2018-08-21T00:00:00Z (GMT) by Mellor, Claire

[Explanatory text prepared by Claire Mellor and Richard Marchese Robinson]

This is a workflow designed to take in a dataset of molecules in SDF format and return a matrix with pairwise Tanimoto similarities for all molecules calculated according to a variety of molecular fingerprints, e.g. MACCS and ECFP4. [N.B. Descriptors are calculated at an intermediate stage of the workflow, but are not incorporated into the output.]

Please note the following:

1. The full names (i.e. including complete directory names, which must already exist) of the input file (SDF Reader) and output file (CSV Writer) will need to be edited to apply this workflow to a new dataset.

2. The output file (e.g. tanimoto.csv) has the following structure:

Title row = row ID, [FINGERPRINT NAME]_Arr[x], ....

Here, "row ID" refers to the identifier of the relevant molecule in the input file, i.e. "RowY", where "Y" denotes the number of the molecule in the input dataset. For example, "Row0" denotes the first molecule and "Row[N - 1]" denotes the last molecule, assuming a dataset with N molecules.
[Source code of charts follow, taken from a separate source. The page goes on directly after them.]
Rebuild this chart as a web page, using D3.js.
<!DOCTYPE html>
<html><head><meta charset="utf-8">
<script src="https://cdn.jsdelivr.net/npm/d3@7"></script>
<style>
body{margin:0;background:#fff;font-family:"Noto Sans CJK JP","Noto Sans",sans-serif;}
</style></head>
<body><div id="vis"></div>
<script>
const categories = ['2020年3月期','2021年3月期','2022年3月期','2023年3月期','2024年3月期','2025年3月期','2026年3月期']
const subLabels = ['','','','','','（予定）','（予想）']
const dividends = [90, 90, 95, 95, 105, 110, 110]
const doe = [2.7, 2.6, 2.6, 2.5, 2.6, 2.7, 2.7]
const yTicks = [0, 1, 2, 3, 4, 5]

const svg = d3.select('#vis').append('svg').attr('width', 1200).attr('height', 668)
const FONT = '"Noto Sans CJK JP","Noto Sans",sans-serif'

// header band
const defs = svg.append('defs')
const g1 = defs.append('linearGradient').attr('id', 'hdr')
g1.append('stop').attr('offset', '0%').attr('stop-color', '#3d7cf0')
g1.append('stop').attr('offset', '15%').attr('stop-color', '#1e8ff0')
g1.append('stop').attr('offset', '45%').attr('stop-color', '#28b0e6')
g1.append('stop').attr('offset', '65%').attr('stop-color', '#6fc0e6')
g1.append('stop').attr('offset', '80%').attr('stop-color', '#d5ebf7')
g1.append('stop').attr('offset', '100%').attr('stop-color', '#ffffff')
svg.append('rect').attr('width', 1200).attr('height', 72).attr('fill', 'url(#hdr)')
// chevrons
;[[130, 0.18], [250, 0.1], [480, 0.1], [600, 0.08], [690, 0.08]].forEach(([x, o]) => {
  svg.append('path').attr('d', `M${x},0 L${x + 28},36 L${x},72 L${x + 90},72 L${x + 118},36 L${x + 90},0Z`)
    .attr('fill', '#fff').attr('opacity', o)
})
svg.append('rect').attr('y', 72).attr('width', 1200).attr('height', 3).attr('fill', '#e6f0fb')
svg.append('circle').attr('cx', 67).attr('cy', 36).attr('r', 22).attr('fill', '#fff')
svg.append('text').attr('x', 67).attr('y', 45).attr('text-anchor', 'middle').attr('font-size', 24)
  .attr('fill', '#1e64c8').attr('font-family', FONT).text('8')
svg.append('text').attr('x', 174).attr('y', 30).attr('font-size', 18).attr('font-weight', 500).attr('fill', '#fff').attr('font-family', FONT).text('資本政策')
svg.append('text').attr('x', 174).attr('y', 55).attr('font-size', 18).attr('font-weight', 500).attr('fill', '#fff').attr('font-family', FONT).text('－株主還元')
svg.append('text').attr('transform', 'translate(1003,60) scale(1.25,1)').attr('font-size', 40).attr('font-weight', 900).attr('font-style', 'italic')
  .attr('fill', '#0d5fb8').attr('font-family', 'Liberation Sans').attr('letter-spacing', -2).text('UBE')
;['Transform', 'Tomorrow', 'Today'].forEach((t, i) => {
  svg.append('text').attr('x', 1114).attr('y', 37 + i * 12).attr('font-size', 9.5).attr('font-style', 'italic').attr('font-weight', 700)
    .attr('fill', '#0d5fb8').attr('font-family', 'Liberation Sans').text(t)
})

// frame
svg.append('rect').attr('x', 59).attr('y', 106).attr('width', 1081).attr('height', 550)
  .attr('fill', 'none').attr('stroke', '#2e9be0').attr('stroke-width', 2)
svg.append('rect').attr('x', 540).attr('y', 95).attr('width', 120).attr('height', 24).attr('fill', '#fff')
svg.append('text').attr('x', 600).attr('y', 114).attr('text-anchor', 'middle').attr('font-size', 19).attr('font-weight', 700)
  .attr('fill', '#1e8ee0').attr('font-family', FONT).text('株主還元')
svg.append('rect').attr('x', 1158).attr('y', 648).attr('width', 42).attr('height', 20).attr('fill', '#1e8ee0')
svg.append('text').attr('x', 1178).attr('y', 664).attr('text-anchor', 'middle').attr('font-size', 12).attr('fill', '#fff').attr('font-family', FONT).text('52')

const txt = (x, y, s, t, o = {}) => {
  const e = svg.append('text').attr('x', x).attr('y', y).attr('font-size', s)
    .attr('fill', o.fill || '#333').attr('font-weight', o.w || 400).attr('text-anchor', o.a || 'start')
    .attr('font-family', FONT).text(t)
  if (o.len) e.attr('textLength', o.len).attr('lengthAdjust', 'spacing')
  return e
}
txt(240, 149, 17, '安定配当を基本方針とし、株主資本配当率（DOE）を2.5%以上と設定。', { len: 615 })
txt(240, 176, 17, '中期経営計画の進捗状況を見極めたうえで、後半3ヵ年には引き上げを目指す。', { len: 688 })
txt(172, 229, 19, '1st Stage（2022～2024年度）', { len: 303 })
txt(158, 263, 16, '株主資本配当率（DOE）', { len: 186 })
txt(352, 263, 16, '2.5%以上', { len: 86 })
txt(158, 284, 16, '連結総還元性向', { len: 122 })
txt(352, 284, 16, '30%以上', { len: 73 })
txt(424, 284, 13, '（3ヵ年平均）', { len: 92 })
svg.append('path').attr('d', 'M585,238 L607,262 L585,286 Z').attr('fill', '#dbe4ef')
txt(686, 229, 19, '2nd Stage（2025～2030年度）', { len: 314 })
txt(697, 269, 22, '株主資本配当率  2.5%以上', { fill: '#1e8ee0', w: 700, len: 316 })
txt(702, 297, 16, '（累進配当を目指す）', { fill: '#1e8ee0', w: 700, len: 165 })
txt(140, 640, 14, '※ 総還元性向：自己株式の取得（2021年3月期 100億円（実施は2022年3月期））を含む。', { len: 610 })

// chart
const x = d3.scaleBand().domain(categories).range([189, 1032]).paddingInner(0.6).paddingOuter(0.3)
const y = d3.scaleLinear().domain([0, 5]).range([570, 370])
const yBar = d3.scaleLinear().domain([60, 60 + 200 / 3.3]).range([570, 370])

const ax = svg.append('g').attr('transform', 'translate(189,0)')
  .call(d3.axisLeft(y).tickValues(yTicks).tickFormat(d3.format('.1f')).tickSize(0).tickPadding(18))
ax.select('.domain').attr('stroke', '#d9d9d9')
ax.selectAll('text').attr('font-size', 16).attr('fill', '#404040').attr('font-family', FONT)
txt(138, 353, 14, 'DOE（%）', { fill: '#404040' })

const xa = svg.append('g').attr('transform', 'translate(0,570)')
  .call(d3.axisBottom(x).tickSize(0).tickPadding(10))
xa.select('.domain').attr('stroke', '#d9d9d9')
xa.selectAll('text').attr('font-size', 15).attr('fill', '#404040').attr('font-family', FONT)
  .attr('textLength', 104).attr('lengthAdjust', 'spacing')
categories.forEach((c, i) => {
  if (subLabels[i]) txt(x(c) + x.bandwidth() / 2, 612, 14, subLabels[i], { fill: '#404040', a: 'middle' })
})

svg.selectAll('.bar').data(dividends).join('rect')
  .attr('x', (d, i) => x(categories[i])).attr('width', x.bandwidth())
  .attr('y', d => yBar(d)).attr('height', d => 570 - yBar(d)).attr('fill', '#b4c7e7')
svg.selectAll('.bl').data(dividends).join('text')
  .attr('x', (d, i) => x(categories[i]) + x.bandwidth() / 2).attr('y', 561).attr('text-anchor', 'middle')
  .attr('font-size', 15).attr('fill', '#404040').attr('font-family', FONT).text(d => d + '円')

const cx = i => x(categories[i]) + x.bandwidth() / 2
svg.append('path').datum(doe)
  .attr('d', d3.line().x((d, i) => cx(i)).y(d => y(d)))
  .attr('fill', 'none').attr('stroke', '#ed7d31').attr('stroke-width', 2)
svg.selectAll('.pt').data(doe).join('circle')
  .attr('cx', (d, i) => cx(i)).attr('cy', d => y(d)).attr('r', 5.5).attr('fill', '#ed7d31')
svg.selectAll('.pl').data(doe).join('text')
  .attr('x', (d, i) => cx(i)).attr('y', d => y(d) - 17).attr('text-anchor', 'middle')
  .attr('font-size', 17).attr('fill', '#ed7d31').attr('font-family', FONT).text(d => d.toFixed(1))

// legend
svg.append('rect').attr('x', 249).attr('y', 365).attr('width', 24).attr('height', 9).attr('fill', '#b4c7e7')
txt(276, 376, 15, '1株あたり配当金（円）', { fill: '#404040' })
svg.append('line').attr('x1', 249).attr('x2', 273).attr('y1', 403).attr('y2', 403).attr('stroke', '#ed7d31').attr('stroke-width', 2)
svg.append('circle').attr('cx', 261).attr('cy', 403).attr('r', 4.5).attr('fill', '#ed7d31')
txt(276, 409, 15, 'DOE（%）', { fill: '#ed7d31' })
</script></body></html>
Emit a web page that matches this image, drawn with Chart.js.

Similarly, "x" also denotes the identifier of the relevant molecule in the input file, such that the table entry corresponding to "row ID" = "RowY" and "[FINGERPRINT NAME]_Arr[x]" presents the Tanimoto similarity between molecule "Y" and molecule "x" in the dataset, computed in terms of the fingerprint "[FINGERPRINT NAME]".

Please note that, whilst the first row below the title corresponds to the first molecule ("row ID" = "Row0"), the corresponding similarity values for pairwise comparison to this first molecule only appear in the final column for the respective fingerprint.

To obtain a pairwise similarity matrix, where the entry for row I and column J corresponded to the similarity between molecule I and molecule J for a given fingerprint, the last column for a given fingerprint would need to be moved to the front and the columns corresponding to all other fingerprints would need to be deleted.